===== Collected data =====

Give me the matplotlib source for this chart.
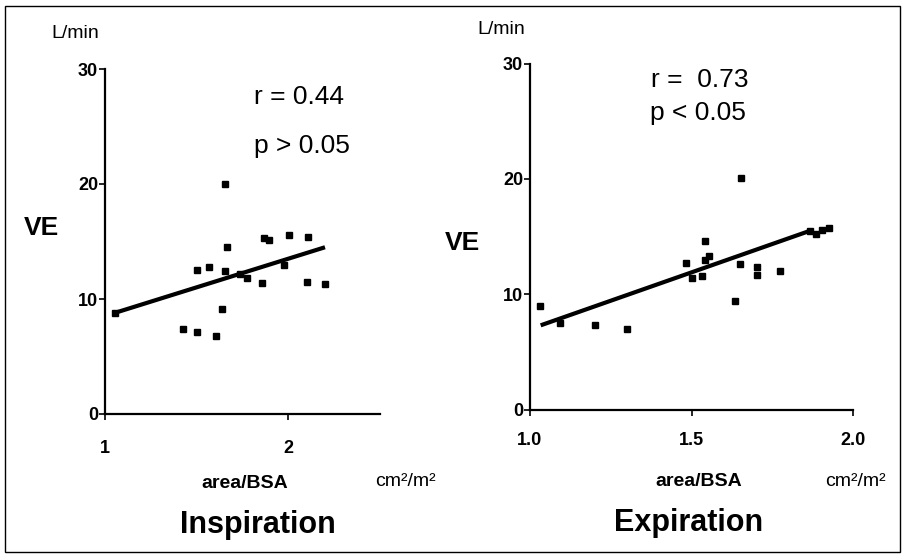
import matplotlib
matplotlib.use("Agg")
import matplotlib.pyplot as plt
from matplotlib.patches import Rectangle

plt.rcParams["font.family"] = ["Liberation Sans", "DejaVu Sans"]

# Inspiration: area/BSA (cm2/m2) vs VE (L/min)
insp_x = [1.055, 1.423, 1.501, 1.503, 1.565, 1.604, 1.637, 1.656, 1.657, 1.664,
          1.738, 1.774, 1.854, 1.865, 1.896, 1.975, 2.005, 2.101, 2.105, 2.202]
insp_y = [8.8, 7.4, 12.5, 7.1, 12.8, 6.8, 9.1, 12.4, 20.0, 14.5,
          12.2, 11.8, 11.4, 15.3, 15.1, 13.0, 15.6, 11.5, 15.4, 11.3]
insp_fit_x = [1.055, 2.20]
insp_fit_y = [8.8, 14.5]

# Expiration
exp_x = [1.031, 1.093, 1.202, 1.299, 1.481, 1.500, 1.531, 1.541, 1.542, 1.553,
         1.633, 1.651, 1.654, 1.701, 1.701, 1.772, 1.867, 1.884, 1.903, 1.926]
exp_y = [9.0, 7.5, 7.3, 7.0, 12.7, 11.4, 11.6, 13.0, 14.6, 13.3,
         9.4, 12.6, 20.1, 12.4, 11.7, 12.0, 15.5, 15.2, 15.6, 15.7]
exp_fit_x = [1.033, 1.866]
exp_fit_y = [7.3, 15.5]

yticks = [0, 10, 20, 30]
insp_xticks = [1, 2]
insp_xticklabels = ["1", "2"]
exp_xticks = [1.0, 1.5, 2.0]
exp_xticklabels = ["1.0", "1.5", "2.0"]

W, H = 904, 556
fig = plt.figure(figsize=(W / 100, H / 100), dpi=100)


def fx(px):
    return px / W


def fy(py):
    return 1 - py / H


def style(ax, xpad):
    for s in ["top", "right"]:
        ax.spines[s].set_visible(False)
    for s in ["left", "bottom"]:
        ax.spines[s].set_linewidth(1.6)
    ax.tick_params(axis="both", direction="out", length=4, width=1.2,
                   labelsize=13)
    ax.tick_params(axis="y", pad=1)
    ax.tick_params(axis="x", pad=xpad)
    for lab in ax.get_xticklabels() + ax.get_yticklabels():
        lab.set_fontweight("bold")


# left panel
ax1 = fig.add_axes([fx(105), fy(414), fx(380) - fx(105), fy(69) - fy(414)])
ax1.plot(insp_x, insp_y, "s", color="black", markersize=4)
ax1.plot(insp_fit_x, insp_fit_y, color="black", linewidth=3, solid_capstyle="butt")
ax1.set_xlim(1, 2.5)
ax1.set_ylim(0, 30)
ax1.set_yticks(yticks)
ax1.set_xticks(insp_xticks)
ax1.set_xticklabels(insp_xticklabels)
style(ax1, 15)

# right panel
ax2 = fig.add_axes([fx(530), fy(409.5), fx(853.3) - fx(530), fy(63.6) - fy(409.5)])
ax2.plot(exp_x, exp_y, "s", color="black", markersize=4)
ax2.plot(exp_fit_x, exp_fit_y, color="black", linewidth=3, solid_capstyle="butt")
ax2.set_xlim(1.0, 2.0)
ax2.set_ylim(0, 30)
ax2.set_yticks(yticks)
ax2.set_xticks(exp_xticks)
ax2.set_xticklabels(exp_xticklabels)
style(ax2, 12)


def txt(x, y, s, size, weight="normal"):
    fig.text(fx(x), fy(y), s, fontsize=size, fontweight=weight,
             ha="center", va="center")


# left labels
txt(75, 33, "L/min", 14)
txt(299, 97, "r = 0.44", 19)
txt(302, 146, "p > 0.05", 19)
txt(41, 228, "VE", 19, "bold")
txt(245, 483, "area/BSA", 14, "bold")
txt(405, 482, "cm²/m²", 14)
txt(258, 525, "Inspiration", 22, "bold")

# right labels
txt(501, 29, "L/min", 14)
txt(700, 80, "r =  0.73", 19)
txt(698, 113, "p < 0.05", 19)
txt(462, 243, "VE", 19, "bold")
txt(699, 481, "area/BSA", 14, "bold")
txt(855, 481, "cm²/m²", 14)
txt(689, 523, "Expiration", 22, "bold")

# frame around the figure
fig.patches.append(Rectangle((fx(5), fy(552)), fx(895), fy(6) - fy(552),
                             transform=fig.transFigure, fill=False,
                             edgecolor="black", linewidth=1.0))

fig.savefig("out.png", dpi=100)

=====

# Directions
Transcribe the material exactly, leaving every picture out.

# Expected answer
Give me the matplotlib source for this chart.
import matplotlib
matplotlib.use("Agg")
import matplotlib.pyplot as plt
from matplotlib.patches import Rectangle

plt.rcParams["font.family"] = ["Liberation Sans", "DejaVu Sans"]

# Inspiration: area/BSA (cm2/m2) vs VE (L/min)
insp_x = [1.055, 1.423, 1.501, 1.503, 1.565, 1.604, 1.637, 1.656, 1.657, 1.664,
          1.738, 1.774, 1.854, 1.865, 1.896, 1.975, 2.005, 2.101, 2.105, 2.202]
insp_y = [8.8, 7.4, 12.5, 7.1, 12.8, 6.8, 9.1, 12.4, 20.0, 14.5,
          12.2, 11.8, 11.4, 15.3, 15.1, 13.0, 15.6, 11.5, 15.4, 11.3]
insp_fit_x = [1.055, 2.20]
insp_fit_y = [8.8, 14.5]

# Expiration
exp_x = [1.031, 1.093, 1.202, 1.299, 1.481, 1.500, 1.531, 1.541, 1.542, 1.553,
         1.633, 1.651, 1.654, 1.701, 1.701, 1.772, 1.867, 1.884, 1.903, 1.926]
exp_y = [9.0, 7.5, 7.3, 7.0, 12.7, 11.4, 11.6, 13.0, 14.6, 13.3,
         9.4, 12.6, 20.1, 12.4, 11.7, 12.0, 15.5, 15.2, 15.6, 15.7]
exp_fit_x = [1.033, 1.866]
exp_fit_y = [7.3, 15.5]

yticks = [0, 10, 20, 30]
insp_xticks = [1, 2]
insp_xticklabels = ["1", "2"]
exp_xticks = [1.0, 1.5, 2.0]
exp_xticklabels = ["1.0", "1.5", "2.0"]

W, H = 904, 556
fig = plt.figure(figsize=(W / 100, H / 100), dpi=100)


def fx(px):
    return px / W


def fy(py):
    return 1 - py / H


def style(ax, xpad):
    for s in ["top", "right"]:
        ax.spines[s].set_visible(False)
    for s in ["left", "bottom"]:
        ax.spines[s].set_linewidth(1.6)
    ax.tick_params(axis="both", direction="out", length=4, width=1.2,
                   labelsize=13)
    ax.tick_params(axis="y", pad=1)
    ax.tick_params(axis="x", pad=xpad)
    for lab in ax.get_xticklabels() + ax.get_yticklabels():
        lab.set_fontweight("bold")


# left panel
ax1 = fig.add_axes([fx(105), fy(414), fx(380) - fx(105), fy(69) - fy(414)])
ax1.plot(insp_x, insp_y, "s", color="black", markersize=4)
ax1.plot(insp_fit_x, insp_fit_y, color="black", linewidth=3, solid_capstyle="butt")
ax1.set_xlim(1, 2.5)
ax1.set_ylim(0, 30)
ax1.set_yticks(yticks)
ax1.set_xticks(insp_xticks)
ax1.set_xticklabels(insp_xticklabels)
style(ax1, 15)

# right panel
ax2 = fig.add_axes([fx(530), fy(409.5), fx(853.3) - fx(530), fy(63.6) - fy(409.5)])
ax2.plot(exp_x, exp_y, "s", color="black", markersize=4)
ax2.plot(exp_fit_x, exp_fit_y, color="black", linewidth=3, solid_capstyle="butt")
ax2.set_xlim(1.0, 2.0)
ax2.set_ylim(0, 30)
ax2.set_yticks(yticks)
ax2.set_xticks(exp_xticks)
ax2.set_xticklabels(exp_xticklabels)
style(ax2, 12)


def txt(x, y, s, size, weight="normal"):
    fig.text(fx(x), fy(y), s, fontsize=size, fontweight=weight,
             ha="center", va="center")


# left labels
txt(75, 33, "L/min", 14)
txt(299, 97, "r = 0.44", 19)
txt(302, 146, "p > 0.05", 19)
txt(41, 228, "VE", 19, "bold")
txt(245, 483, "area/BSA", 14, "bold")
txt(405, 482, "cm²/m²", 14)
txt(258, 525, "Inspiration", 22, "bold")

# right labels
txt(501, 29, "L/min", 14)
txt(700, 80, "r =  0.73", 19)
txt(698, 113, "p < 0.05", 19)
txt(462, 243, "VE", 19, "bold")
txt(699, 481, "area/BSA", 14, "bold")
txt(855, 481, "cm²/m²", 14)
txt(689, 523, "Expiration", 22, "bold")

# frame around the figure
fig.patches.append(Rectangle((fx(5), fy(552)), fx(895), fy(6) - fy(552),
                             transform=fig.transFigure, fill=False,
                             edgecolor="black", linewidth=1.0))

fig.savefig("out.png", dpi=100)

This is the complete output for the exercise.